New Myths began as a playful diversion and became an excursion into the mirror of self awareness. Where and how were my values shaped? The Bible stories (myths!) of my childhood portrayed Jesus as a working-class god-of-the-people...a simple carpenter’s son who eschewed material comforts and mingled with fishermen and prostitutes. The Jesus of so much latter day religious art...wavy-haired, fair-skinned, and pure-white robed...seems horribly sterile, middle-class, and totally disconnected from the original character, who in reality probably looked more like an Indian Sadhu than a bourgeois European.

As one of world’s oldest religions, Hinduism is too rich and diverse for any one interpretation of its stories and teachings to prevail. But for the little I know, I find in Krishna a somewhat similar god-of-the-people. He is born to a simple dairy farming family, is a natkhat stealer-of-butter, a cowherd friend to his gai-wallah friends, a lover of music and a chaser of gopis. He is the playful thief who absconds with the clothes of bathing beauties. Certainly more playful than the ever-earnest Jesus, Krishna can devise a million tricks and steal ten thousand hearts. Yet he will hold up a mountain to save one humble village.  Of course he is unable to keep from showing off a bit, balancing the mountain on one finger (with a mischievous grin).

Krishna manifests all of the moral astuteness of Jesus, but in his sheer good-natured humanness he becomes far more likable.

A friend who is a woman and a professor of art grabs me by the arm just now and warns, “Watch where you are going! This is dangerous stuff! Are you being intentionally provocative?” My other arm is grabbed by my gallerist, “Please do not refer to this character as ‘Krishna’. We don’t want to run into unnecessary confrontations!”

“Lord,” I moan. Dangerous stuff? I sit back and look again at the photographs that I have made. They are just a pleasant walk in the woods, a sylvan fantasy of happy myth. Provocative? Have we really become that touchy? “But the model’s name is Krishna!” I protest. “He is Krishna! What else can I call him?” It’s a weak argument, but I fall back on it.

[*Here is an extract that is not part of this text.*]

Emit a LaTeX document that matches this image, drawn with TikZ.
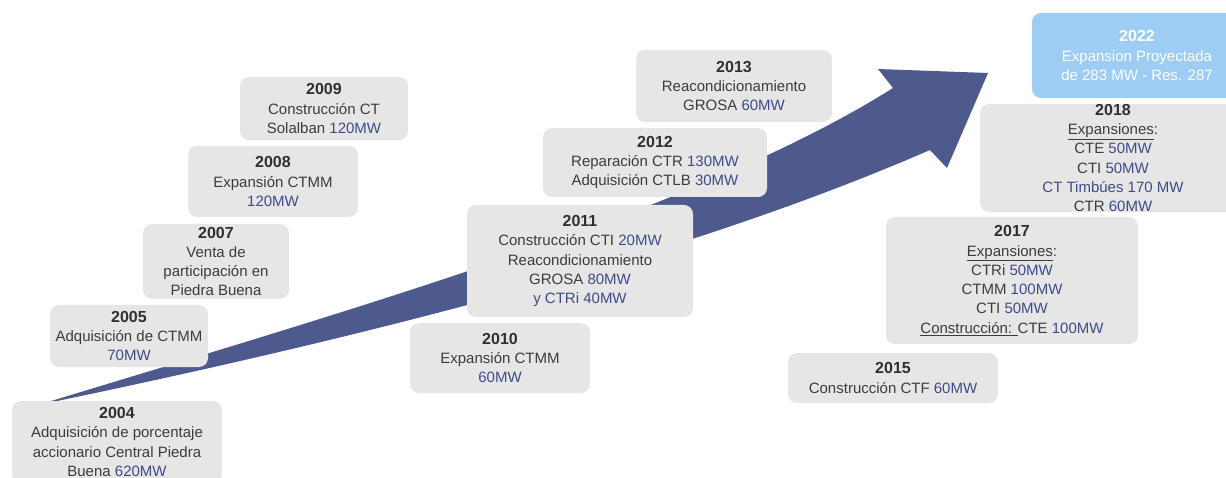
\documentclass[tikz,border=0pt]{standalone}
\usepackage{fontspec}
\setmainfont{Liberation Sans}
\usepackage{tikz}
\definecolor{arrowblue}{HTML}{4E5A8E}
\definecolor{mwblue}{HTML}{3F4B86}
\definecolor{boxgray}{HTML}{E6E6E6}
\definecolor{txtgray}{HTML}{3C3C3C}
\definecolor{yeargray}{HTML}{303030}
\definecolor{skyblue}{HTML}{9DCCF5}
\newcommand{\mw}[1]{\textcolor{mwblue}{#1}}
\newcommand{\yr}[1]{{\fontsize{16}{19.3}\selectfont\textbf{\textcolor{yeargray}{#1}}}}

\begin{document}
\begin{tikzpicture}[x=1pt, y=-1pt,
                    yearbox/.style={fill=boxgray, rounded corners=9pt, align=center,
                                    inner sep=0pt, text=txtgray,
                                    font=\fontsize{15}{19.3}\selectfont},
                    futurebox/.style={yearbox, fill=skyblue, text=white}]

\useasboundingbox (0,0) rectangle (1226,478);
\clip (0,0) rectangle (1226,478);

%growth arrow
\fill [arrowblue] (38,405)
   .. controls (350,310) and (700,210) .. (893,88)
   -- (878,69) -- (988,73) -- (947,168) -- (930,150)
   .. controls (700,250) and (400,330) .. cycle;

%left part
\node [yearbox, minimum width=210pt, minimum height=82pt] (y2004) at (117,442)
  {\yr{2004}\\Adquisición de porcentaje\\accionario Central Piedra\\Buena \mw{620MW}};
\node [yearbox, minimum width=158pt, minimum height=62pt] (y2005) at (129,336)
  {\yr{2005}\\Adquisición de CTMM\\\mw{70MW}};
\node [yearbox, minimum width=146pt, minimum height=75pt] (y2007) at (216,261.5)
  {\yr{2007}\\Venta de\\participación en\\Piedra Buena};
\node [yearbox, minimum width=170pt, minimum height=71pt] (y2008) at (273,181.5)
  {\yr{2008}\\Expansión CTMM\\\mw{120MW}};
\node [yearbox, minimum width=168pt, minimum height=63pt] (y2009) at (324,108.5)
  {\yr{2009}\\Construcción CT\\Solalban \mw{120MW}};

%middle part
\node [yearbox, minimum width=180pt, minimum height=70pt] (y2010) at (500,358)
  {\yr{2010}\\Expansión CTMM\\\mw{60MW}};
\node [yearbox, minimum width=226pt, minimum height=112pt] (y2011) at (580,261)
  {\yr{2011}\\Construcción CTI \mw{20MW}\\Reacondicionamiento\\GROSA \mw{80MW}\\\mw{y CTRi 40MW}};
\node [yearbox, minimum width=224pt, minimum height=69pt] (y2012) at (655,162.5)
  {\yr{2012}\\Reparación CTR \mw{130MW}\\Adquisición CTLB \mw{30MW}};
\node [yearbox, minimum width=196pt, minimum height=72pt] (y2013) at (734,86)
  {\yr{2013}\\Reacondicionamiento\\GROSA \mw{60MW}};

%right part
\node [yearbox, minimum width=210pt, minimum height=50pt] (y2015) at (893,378)
  {\yr{2015}\\Construcción CTF \mw{60MW}};
\node [yearbox, minimum width=252pt, minimum height=127pt] (y2017) at (1012,280.5)
  {\yr{2017}\\\underline{Expansiones}:\\CTRi \mw{50MW}\\CTMM \mw{100MW}\\CTI \mw{50MW}\\\underline{Construcción: }CTE \mw{100MW}};
\node [yearbox, minimum width=266pt, minimum height=108pt] (y2018) at (1113,158)
  {\yr{2018}\\\underline{Expansiones}:\\CTE \mw{50MW}\\CTI \mw{50MW}\\\mw{CT Timbúes 170 MW}\\CTR \mw{60MW}};
\node [futurebox, minimum width=210pt, minimum height=85pt] (y2022) at (1137,55.5)
  {{\fontsize{16}{19.3}\selectfont\textbf{2022}}\\Expansion Proyectada\\de 283 MW - Res. 287};

\end{tikzpicture}
\end{document}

I flip through a book I have, Form of Beauty: The Krishna Art of B.G.Sharma. Everyone in these images is so ornately dressed! An image titled Balaram displays the plowman with a small red implement thrown over his shoulder. The tool is so lean and elegant and frail that it looks as if it would snap at the first attempt to dig a furrow. I look back at my photos. No, this is not Krishna and his cohorts, at least not the cherub-faced baby Krishna of India’s art calendars!

Now even my rickshaw-wallah grabs my arm. He speaks in his broken English. “Krishna eating butter is small Krishna! Baby! Why you showing older Krishna eating butter? He must be baby, baby reaching up! Butter pots hanging up like this...” he demonstrates with a reach toward the sky. He has obviously seen a lot of calendar art.

“But if Krishna loved butter enough to steal it as a child, don’t you think he might indulge himself with a pot of butter as an adult?” It seems proper reasoning to me. Reason...the ever dangerous.

But I acquiesce. I tell Rajesh my hand-colourist not to paint the model-whose-name-is-Krishna blue. He shall remain a cold photo grey. This is not Krishna. This is “a Krishna-like character who is grey, not blue”. Some might imagine this greyness a divine blueness, but if they do that is their own perception.

The catalogue for the exhibition is being designed and I see my photographs arranged side by side in the dummy book the printer has sent to me from Hyderabad. The Krishna-like character who is grey, not blue, feasts upon butter, plays a simple flute and a soulful saxophone, prowls for girls on a vintage scootie, and multiplies himself in the enjoyment of life. In a mirror he enjoys his own looks...as if he might be vain enough to imagine he could hold up a mountain on one fingertip.

My neighbour’s children have the TV blaring. It is a cartoon show called The New Adventures of Hanuman. “Strange world,” I think. It seems that myth and its creation is still very much alive. Does myth teach us our values? Does it all boil down to Aesop’s fables? It was Voltaire who said “If god did not exist he would have to be invented.” Whatever the case, I am always happy for the chance to walk through the woods.